The Mobile River presents the first-ever narrative history of this
important American watercourse. Inspired by the venerable Rivers of
America series, John S. Sledge weaves chronological and thematic
elements with personal experiences and more than sixty color and
black-and-white images for a rich and rewarding read. The Mobile
River appears on the map full and wide at Nannahubba, fifty miles
from the coast, where the Alabama and the Tombigbee rivers meet,
but because it empties their waters into Mobile Bay and
subsequently the Gulf of Mexico, it usurps them and their
multitudinous tributaries. If all of the rivers, creeks, streams,
bayous, bogues, branches, swamps, sloughs, rivulets, and trickles
that ultimately pour into Mobile Bay are factored into the
equation, the Mobile assumes awesome importance and becomes the
outlet for the sixth largest river basin in the United States and
the largest emptying into the Gulf east of the Mississippi River.

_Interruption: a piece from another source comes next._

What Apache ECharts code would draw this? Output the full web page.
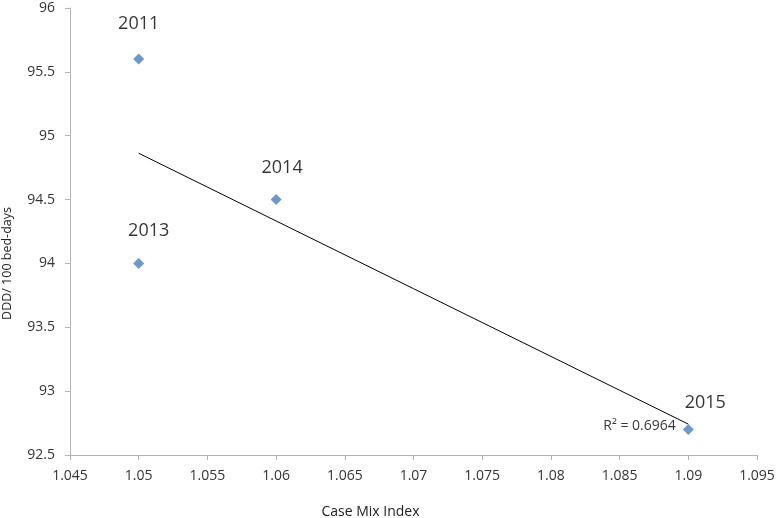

Previous historians have paid copious attention to the other rivers
that make up the Mobile's basin, but the namesake stream along with
its majestic delta and beautiful bay have been strangely neglected.
In an attempt to redress the imbalance, Sledge launches this book
with a first-person river tour by "haul-ass boat." Along the way he
highlights the four diverse personalities of this short
stream-upland hardwood forest, upper swamp, lower swamp, and
harbor. In the historical saga that follows, readers learn about
colonial forts, international treaties, bloody massacres, and
thundering naval battles, as well as what the Mobile River's
inhabitants ate and how they dressed through time. A barge load of
colorful characters is introduced, including Indian warriors,
French diplomats, British cartographers, Spanish tavern keepers,
Creole women, steamboat captains, African slaves, Civil War
generals and admirals, Apache prisoners, hydraulic engineers,
stevedores, banana importers, Rosie Riveters, and even a few river
rats subsisting off the grid-all of them actors in a uniquely
American pageant of conflict, struggle, and endless opportunity
along a river that gave a city its name.